Quel pasticcio brutto dello Ius Soli sportivo abrogato. Per i minori stranieri in Italia è più difficile tesserarsi: scoppia un caso a Reggio Emilia

La norma del 2016 equiparava i calciatori under 14 a prescindere dalla nazionalità. Ora è invece richiesta una ulteriore documentazione aggiuntiva, con una commissione ad hoc che decide da Roma

L’intento, forse, era quello nobile di fermare la tratta di baby giocatori nel nostro Paese ma il rischio è quello di non poter più tesserare giovanissimi stranieri la cui colpa è solo quella di amare il calcio e di vivere in Italia. Con l’entrata in vigore del nuovo decreto legislativo n. 36/2021, la legge n. 12 del 20/01/2016 (così detta dello Ius Soli Sportivo) è stata abrogata. Questa prevedeva, per i minori stranieri residenti in Italia, almeno dal loro decimo anno d’età, di potersi tesserare nelle società sportive con le stesse procedure previste per i loro coetanei italiani.
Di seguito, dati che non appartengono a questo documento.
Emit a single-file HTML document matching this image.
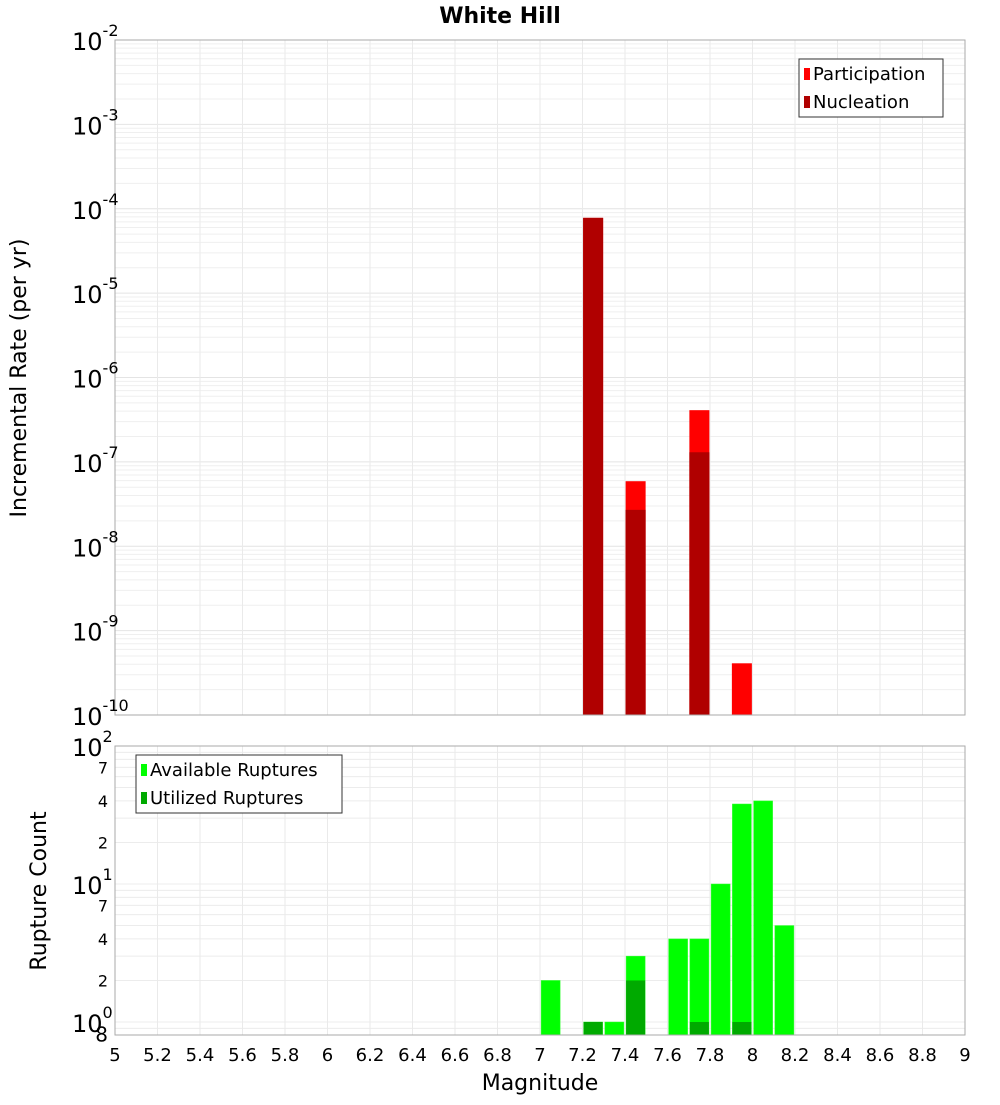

Le eccezioni per il tesseramento e la documentazione in più ora richiesta

Attualmente un calciatore minorenne può esser tesserato per una federazione di un paese di cui non è cittadino solo in alcuni specifici casi. Se i genitori del calciatore si trasferiscono per una motivazione non legata al calcio, se il trasferimento avviene all’interno dell’UE/EEE e il giocatore ha più di 16 anni, se il giocatore vive a non più di 50 km dal confine e il club si trova a non oltre 50 km dal confine, se il calciatore ha lasciato il suo paese per motivi umanitari o se quest’ultimo si trasferisce per seguire un programma di scambio studentesco. In altri casi il calciatore minorenne straniero deve aver vissuto ininterrottamente per almeno cinque anni nel paese nel quale intende essere tesserato. Cosa succede adesso? Per gli under 14 viene chiesta una integrazione di documenti aggiuntiva, incluso certificato di nascita e frequenza di almeno un anno nelle scuole italiane. Non solo, alcuni casi il tesseramento non è più gestito dal comitato regionale bensì da una commissione minori della Figc, istituita a Roma. Così se prima si potevano sbrigare le pratiche utili il caso di ogni singolo ragazzino rischia di aspettare molto, troppo tempo, prima di avere una luce verde e permettere al piccolo di giocare il campionato.


Il caso del progetto Aurora a Reggio Emilia: niente campionato per 8 ragazzini

Ecco quindi che con l’abrogazione arrivano le prime rinunce. Succede che a Reggio Emilia, nel quartiere Santa Croce, la progetto Aurora, ha ritirato la propria squadra dal campionato dilettanti. Non poteva più iscrivere 8 ragazzini extracomunitari. «Avevamo inviato i tesseramenti dei nostri otto atleti dieci giorni fa – spiega a Il Resto del Carlino il presidente del Progetto Aurora, Gianni Salsi – come da vecchia normativa, alla federazione regionale. Ma poi ci hanno detto che per effetti della nuova legge dovevamo mandarli a Roma. Così ci hanno bocciato i tesseramenti per i quali ora ci vorranno mesi prima di recuperare la documentazione utile e prima che venga dato il nullaosta dalla Figc. Sabato iniziava il campionato, ma siamo stati costretti a ritirarci… Chiederemo al Csi di iscriverci nel loro torneo anche se è già iniziato». «Per la nostra società – aggiunge Salsi – che ha sede in un quartiere multietnico, il 55% di ragazzi di origine straniera su 300 tesserati, questa nuova legge è un grosso problema. Eppure sono nati e cresciuti a Reggio, hanno studiato qui e sono il nostro futuro. E il Governo cosa fa? Siccome non riesce a fare ciò che vorrebbe sull’immigrazione, si sfoga contro dei bambini non concedendo loro di giocare. È un’umiliazione». Sul caso il deputato reggiano del Pd, Andrea Rossi, ha annunciato una interrogazione al ministro Abodi. Casi come quello emiliano rischiano di moltiplicarsi in tutto il paese.